'''

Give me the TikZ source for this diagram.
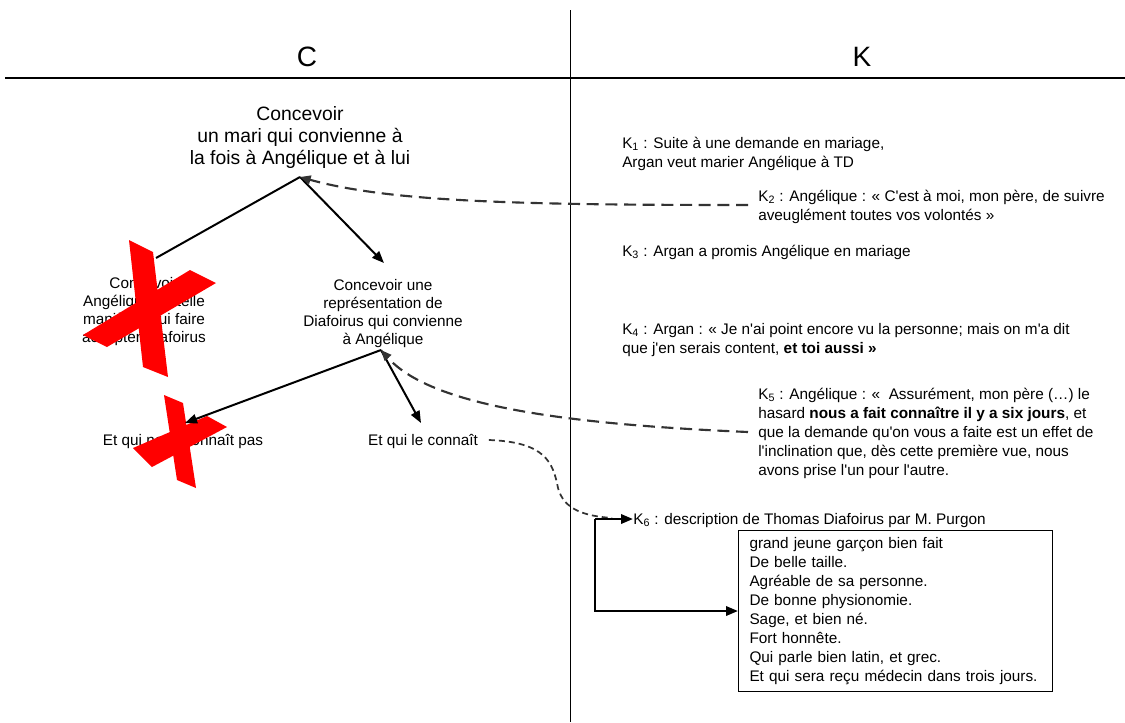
\documentclass[tikz,border=0pt]{standalone}
\usepackage{fontspec}
\setmainfont{Liberation Sans}
\usetikzlibrary{arrows.meta}
\newcommand{\ap}{\textquotesingle}
\begin{document}
\begin{tikzpicture}[x=0.75pt,y=-0.75pt,
  txt/.style={inner sep=0pt, font=\fontsize{11.5}{14.25}\selectfont, align=left, anchor=base west},
  ctxt/.style={inner sep=0pt, font=\fontsize{11.5}{13.5}\selectfont, align=center, anchor=base},
  ttl/.style={inner sep=0pt, font=\fontsize{21}{25}\selectfont, anchor=base},
  conn/.style={line width=1.5pt, -{Triangle[length=9pt,width=7pt]}},
  plainline/.style={line width=1.5pt},
  dconn/.style={line width=1.6pt, dash pattern=on 9pt off 5pt, draw=black!80, -{Triangle[length=8pt,width=6.5pt]}},
  sdash/.style={line width=1.3pt, dash pattern=on 4.5pt off 3pt, draw=black!80},
  elbow/.style={line width=1.8pt, -{Triangle[length=9pt,width=7pt]}},
  redx/.style={fill=red, draw=none}]

\useasboundingbox (0,0) rectangle (1125,722);

% frame lines
\draw[line width=0.75pt] (570,10) -- (570,722);
\draw[line width=1.5pt] (5,78) -- (1125,78);

% titles
\node[ttl] (tC) at (307,66) {C};
\node[ttl] (tK) at (862,66) {K};

% left column nodes (base anchor = baseline of last line)
\node[ctxt, font=\fontsize{14.5}{16.5}\selectfont] (top) at (300,164) {Concevoir\\un mari qui convienne à\\la fois à Angélique et à lui};
\coordinate (a0) at (300,177);
\node[ctxt] (ln) at (144,342) {Concevoir\\Angélique de telle\\manière à lui faire\\accepter Diafoirus};
\node[ctxt] (rn) at (383,344) {Concevoir une\\représentation de\\Diafoirus qui convienne\\à Angélique};
\coordinate (lend) at (156,258);
\coordinate (rend) at (384,263);
\coordinate (a1) at (381,350);
\node[ctxt] (bl) at (183,445) {Et qui ne le connaît pas};
\node[ctxt] (br) at (423,445) {Et qui le connaît};
\coordinate (blend) at (185,423);
\coordinate (brend) at (421,423);

\draw[plainline] (a0) -- (lend);
\draw[conn] (a0) -- (rend);

% red cross 1
\fill[redx] (129,240) -- (153,252) -- (168,377) -- (143,367) -- cycle;
\fill[redx] (190,270) -- (216,283) -- (107,347) -- (83,335) -- cycle;
% red cross 2
\fill[redx] (164,395) -- (183,403) -- (196,488) -- (177,480) -- cycle;
\fill[redx] (207,416) -- (227,427) -- (152,467) -- (133,448) -- cycle;

\draw[conn] (a1) -- (blend);
\draw[conn] (a1) -- (brend);

% right column texts (base anchor = baseline of last line)
\node[txt] (k1) at (622,167.5) {K\textsubscript{1} : Suite à une demande en mariage,\\Argan veut marier Angélique à TD};
\node[txt] (k2) at (758,220.5) {K\textsubscript{2} : Angélique : « C\ap est à moi, mon père, de suivre\\aveuglément toutes vos volontés »};
\node[txt] (k3) at (622,256.5) {K\textsubscript{3} : Argan a promis Angélique en mariage};
\node[txt] (k4) at (622,353.5) {K\textsubscript{4} : Argan : « Je n\ap ai point encore vu la personne; mais on m\ap a dit\\que j\ap en serais content, \textbf{et toi aussi »}};
\node[txt] (k5) at (758,475.5) {K\textsubscript{5} : Angélique : «\ \ Assurément, mon père (…) le\\hasard \textbf{nous a fait connaître il y a six jours}, et\\que la demande qu\ap on vous a faite est un effet de\\l\ap inclination que, dès cette première vue, nous\\avons prise l\ap un pour l\ap autre.};
\node[txt] (k6) at (633,524.5) {K\textsubscript{6} : description de Thomas Diafoirus par M. Purgon};
\node[draw, line width=0.75pt, anchor=north west, minimum width=235.5pt, minimum height=120.75pt, text width=219pt, inner xsep=8.25pt, inner ysep=0pt, align=left, font=\fontsize{11.5}{14.25}\selectfont] (box) at (738,530) {grand jeune garçon bien fait\\De belle taille.\\Agréable de sa personne.\\De bonne physionomie.\\Sage, et bien né.\\Fort honnête.\\Qui parle bien latin, et grec.\\Et qui sera reçu médecin dans trois jours.};

% dashed connectors
\coordinate (k2s) at (748,205);
\coordinate (k5s) at (748,432);
\draw[dconn] (k2s) .. controls (520,205) and (390,202) .. (a0);
\draw[dconn] (k5s) .. controls (560,424) and (430,405) .. (a1);

\coordinate (elb) at (595,519);
\draw[sdash] ([xshift=8pt]br.base east) ++(0,-5) .. controls (545,442) and (553,462) .. (558,488) .. controls (564,510) and (585,516) .. (612,518);

% solid elbow
\draw[elbow] (elb) -- (k6.west |- elb);
\draw[elbow] (elb) |- (box.west);

\end{tikzpicture}
\end{document}
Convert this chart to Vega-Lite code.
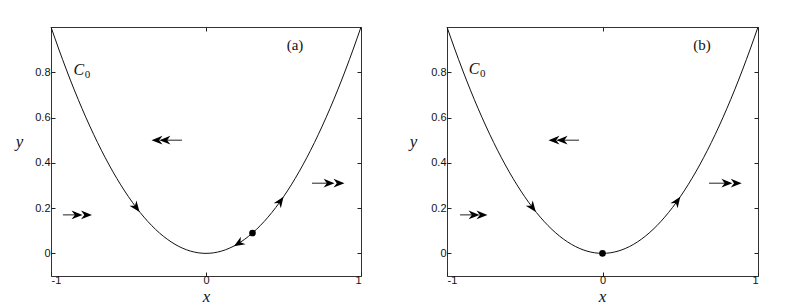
{
  "$schema": "https://vega.github.io/schema/vega-lite/v6.json",
  "padding": {"left": 14, "top": 24, "right": 0, "bottom": 0},
  "background": "white",
  "bounds": "flush",
  "spacing": 86,
  "config": {
    "view": {"stroke": "#333", "strokeWidth": 1},
    "axis": {
      "domain": false, "grid": false,
      "tickColor": "#222", "tickSize": -4, "tickWidth": 1,
      "labelFont": "Liberation Sans, Arial, sans-serif", "labelFontSize": 11, "labelColor": "#111",
      "titleFont": "Liberation Serif, Times New Roman, serif", "titleFontStyle": "italic", "titleFontWeight": "normal",
      "titleFontSize": 17, "titleColor": "#111"
    }
  },
  "datasets": {
    "curve": [
      {"x": -1, "y": 1}, {"x": -0.95, "y": 0.9025}, {"x": -0.9, "y": 0.81}, {"x": -0.85, "y": 0.7225},
      {"x": -0.8, "y": 0.64}, {"x": -0.75, "y": 0.5625}, {"x": -0.7, "y": 0.49}, {"x": -0.65, "y": 0.4225},
      {"x": -0.6, "y": 0.36}, {"x": -0.55, "y": 0.3025}, {"x": -0.5, "y": 0.25}, {"x": -0.45, "y": 0.2025},
      {"x": -0.4, "y": 0.16}, {"x": -0.35, "y": 0.1225}, {"x": -0.3, "y": 0.09}, {"x": -0.25, "y": 0.0625},
      {"x": -0.2, "y": 0.04}, {"x": -0.15, "y": 0.0225}, {"x": -0.1, "y": 0.01}, {"x": -0.05, "y": 0.0025},
      {"x": 0, "y": 0},
      {"x": 0.05, "y": 0.0025}, {"x": 0.1, "y": 0.01}, {"x": 0.15, "y": 0.0225}, {"x": 0.2, "y": 0.04},
      {"x": 0.25, "y": 0.0625}, {"x": 0.3, "y": 0.09}, {"x": 0.35, "y": 0.1225}, {"x": 0.4, "y": 0.16},
      {"x": 0.45, "y": 0.2025}, {"x": 0.5, "y": 0.25}, {"x": 0.55, "y": 0.3025}, {"x": 0.6, "y": 0.36},
      {"x": 0.65, "y": 0.4225}, {"x": 0.7, "y": 0.49}, {"x": 0.75, "y": 0.5625}, {"x": 0.8, "y": 0.64},
      {"x": 0.85, "y": 0.7225}, {"x": 0.9, "y": 0.81}, {"x": 0.95, "y": 0.9025}, {"x": 1, "y": 1}
    ],
    "shaftsA": [
      {"x1": -0.923, "x2": -0.82, "y": 0.17},
      {"x1": -0.155, "x2": -0.29, "y": 0.5},
      {"x1": 0.684, "x2": 0.8, "y": 0.31}
    ],
    "headsA": [
      {"x": -0.832, "y": 0.17, "a": 0}, {"x": -0.771, "y": 0.17, "a": 0},
      {"x": -0.316, "y": 0.5, "a": 180}, {"x": -0.265, "y": 0.5, "a": 180},
      {"x": 0.794, "y": 0.31, "a": 0}, {"x": 0.858, "y": 0.31, "a": 0},
      {"x": -0.45, "y": 0.2025, "a": 53},
      {"x": 0.48, "y": 0.2304, "a": 305},
      {"x": 0.21, "y": 0.0441, "a": 148}
    ],
    "dotA": [{"x": 0.3, "y": 0.09}],
    "cA": [{"x": -0.82, "y": 0.812, "t": "C"}],
    "subA": [{"x": -0.764, "y": 0.79, "t": "0"}],
    "labA": [{"x": 0.574, "y": 0.92, "t": "(a)"}],
    "shaftsB": [
      {"x1": -0.916, "x2": -0.81, "y": 0.17},
      {"x1": -0.151, "x2": -0.29, "y": 0.5},
      {"x1": 0.685, "x2": 0.8, "y": 0.31}
    ],
    "headsB": [
      {"x": -0.826, "y": 0.17, "a": 0}, {"x": -0.775, "y": 0.17, "a": 0},
      {"x": -0.312, "y": 0.5, "a": 180}, {"x": -0.26, "y": 0.5, "a": 180},
      {"x": 0.8, "y": 0.31, "a": 0}, {"x": 0.86, "y": 0.31, "a": 0},
      {"x": -0.45, "y": 0.2025, "a": 53},
      {"x": 0.48, "y": 0.2304, "a": 305}
    ],
    "dotB": [{"x": 0, "y": 0}],
    "cB": [{"x": -0.826, "y": 0.814, "t": "C"}],
    "subB": [{"x": -0.77, "y": 0.792, "t": "0"}],
    "labB": [{"x": 0.64, "y": 0.92, "t": "(b)"}]
  },
  "hconcat": [
    {
      "width": 310, "height": 249,
      "layer": [
        {
          "data": {"name": "curve"},
          "mark": {"type": "line", "color": "#111", "strokeWidth": 1, "interpolate": "monotone"},
          "encoding": {
            "x": {"field": "x", "type": "quantitative", "scale": {"domain": [-1, 1], "nice": false, "zero": false},
                  "axis": {"values": [-1, 0, 1], "labelExpr": "'' + datum.value", "labelPadding": 2, "title": "x", "titleX": 155, "titleY": 25, "titleBaseline": "alphabetic"}},
            "y": {"field": "y", "type": "quantitative", "scale": {"domain": [-0.1, 1], "nice": false, "zero": false},
                  "axis": {"values": [0, 0.2, 0.4, 0.6, 0.8], "labelExpr": "'' + datum.value", "labelPadding": 5, "title": "y", "titleAngle": 0, "titleX": -32, "titleY": 119, "titleAlign": "center", "titleBaseline": "alphabetic"}}
          }
        },
        {
          "data": {"name": "shaftsA"},
          "mark": {"type": "rule", "color": "#222", "strokeWidth": 1},
          "encoding": {
            "x": {"field": "x1", "type": "quantitative", "axis": {"orient": "top", "values": [-1, 0, 1], "labels": false, "title": null}},
            "x2": {"field": "x2"},
            "y": {"field": "y", "type": "quantitative", "axis": {"orient": "right", "values": [0, 0.2, 0.4, 0.6, 0.8], "labels": false, "title": null}}
          }
        },
        {
          "data": {"name": "headsA"},
          "mark": {"type": "point", "shape": "M1,0L-1,-0.8L-0.4,0L-1,0.8Z", "filled": true, "color": "#000", "opacity": 1, "size": 120},
          "encoding": {
            "x": {"field": "x", "type": "quantitative", "axis": null},
            "y": {"field": "y", "type": "quantitative", "axis": null},
            "angle": {"field": "a", "type": "quantitative", "scale": null}
          }
        },
        {
          "data": {"name": "dotA"},
          "mark": {"type": "circle", "color": "#000", "opacity": 1, "size": 45},
          "encoding": {
            "x": {"field": "x", "type": "quantitative", "axis": null},
            "y": {"field": "y", "type": "quantitative", "axis": null}
          }
        },
        {
          "data": {"name": "cA"},
          "mark": {"type": "text", "font": "Liberation Serif, Times New Roman, serif", "fontStyle": "italic", "fontSize": 16, "color": "#111", "baseline": "middle"},
          "encoding": {
            "x": {"field": "x", "type": "quantitative", "axis": null},
            "y": {"field": "y", "type": "quantitative", "axis": null},
            "text": {"field": "t"}
          }
        },
        {
          "data": {"name": "subA"},
          "mark": {"type": "text", "font": "Liberation Serif, Times New Roman, serif", "fontSize": 11, "color": "#111", "baseline": "middle"},
          "encoding": {
            "x": {"field": "x", "type": "quantitative", "axis": null},
            "y": {"field": "y", "type": "quantitative", "axis": null},
            "text": {"field": "t"}
          }
        },
        {
          "data": {"name": "labA"},
          "mark": {"type": "text", "font": "Liberation Serif, Times New Roman, serif", "fontSize": 15, "color": "#111", "baseline": "middle"},
          "encoding": {
            "x": {"field": "x", "type": "quantitative", "axis": null},
            "y": {"field": "y", "type": "quantitative", "axis": null},
            "text": {"field": "t"}
          }
        }
      ],
      "resolve": {"axis": {"x": "independent", "y": "independent"}}
    },
    {
      "width": 311, "height": 249,
      "layer": [
        {
          "data": {"name": "curve"},
          "mark": {"type": "line", "color": "#111", "strokeWidth": 1, "interpolate": "monotone"},
          "encoding": {
            "x": {"field": "x", "type": "quantitative", "scale": {"domain": [-1, 1], "nice": false, "zero": false},
                  "axis": {"values": [-1, 0, 1], "labelExpr": "'' + datum.value", "labelPadding": 2, "title": "x", "titleX": 155, "titleY": 25, "titleBaseline": "alphabetic"}},
            "y": {"field": "y", "type": "quantitative", "scale": {"domain": [-0.1, 1], "nice": false, "zero": false},
                  "axis": {"values": [0, 0.2, 0.4, 0.6, 0.8], "labelExpr": "'' + datum.value", "labelPadding": 5, "title": "y", "titleAngle": 0, "titleX": -34, "titleY": 119, "titleAlign": "center", "titleBaseline": "alphabetic"}}
          }
        },
        {
          "data": {"name": "shaftsB"},
          "mark": {"type": "rule", "color": "#222", "strokeWidth": 1},
          "encoding": {
            "x": {"field": "x1", "type": "quantitative", "axis": {"orient": "top", "values": [-1, 0, 1], "labels": false, "title": null}},
            "x2": {"field": "x2"},
            "y": {"field": "y", "type": "quantitative", "axis": {"orient": "right", "values": [0, 0.2, 0.4, 0.6, 0.8], "labels": false, "title": null}}
          }
        },
        {
          "data": {"name": "headsB"},
          "mark": {"type": "point", "shape": "M1,0L-1,-0.8L-0.4,0L-1,0.8Z", "filled": true, "color": "#000", "opacity": 1, "size": 120},
          "encoding": {
            "x": {"field": "x", "type": "quantitative", "axis": null},
            "y": {"field": "y", "type": "quantitative", "axis": null},
            "angle": {"field": "a", "type": "quantitative", "scale": null}
          }
        },
        {
          "data": {"name": "dotB"},
          "mark": {"type": "circle", "color": "#000", "opacity": 1, "size": 45},
          "encoding": {
            "x": {"field": "x", "type": "quantitative", "axis": null},
            "y": {"field": "y", "type": "quantitative", "axis": null}
          }
        },
        {
          "data": {"name": "cB"},
          "mark": {"type": "text", "font": "Liberation Serif, Times New Roman, serif", "fontStyle": "italic", "fontSize": 16, "color": "#111", "baseline": "middle"},
          "encoding": {
            "x": {"field": "x", "type": "quantitative", "axis": null},
            "y": {"field": "y", "type": "quantitative", "axis": null},
            "text": {"field": "t"}
          }
        },
        {
          "data": {"name": "subB"},
          "mark": {"type": "text", "font": "Liberation Serif, Times New Roman, serif", "fontSize": 11, "color": "#111", "baseline": "middle"},
          "encoding": {
            "x": {"field": "x", "type": "quantitative", "axis": null},
            "y": {"field": "y", "type": "quantitative", "axis": null},
            "text": {"field": "t"}
          }
        },
        {
          "data": {"name": "labB"},
          "mark": {"type": "text", "font": "Liberation Serif, Times New Roman, serif", "fontSize": 15, "color": "#111", "baseline": "middle"},
          "encoding": {
            "x": {"field": "x", "type": "quantitative", "axis": null},
            "y": {"field": "y", "type": "quantitative", "axis": null},
            "text": {"field": "t"}
          }
        }
      ],
      "resolve": {"axis": {"x": "independent", "y": "independent"}}
    }
  ]
}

'''

EXERCISE INSTRUCTIONS
Pull every line containing "this" from the material above.

ANSWER IN FULL
Give me the TikZ source for this diagram.
Convert this chart to Vega-Lite code.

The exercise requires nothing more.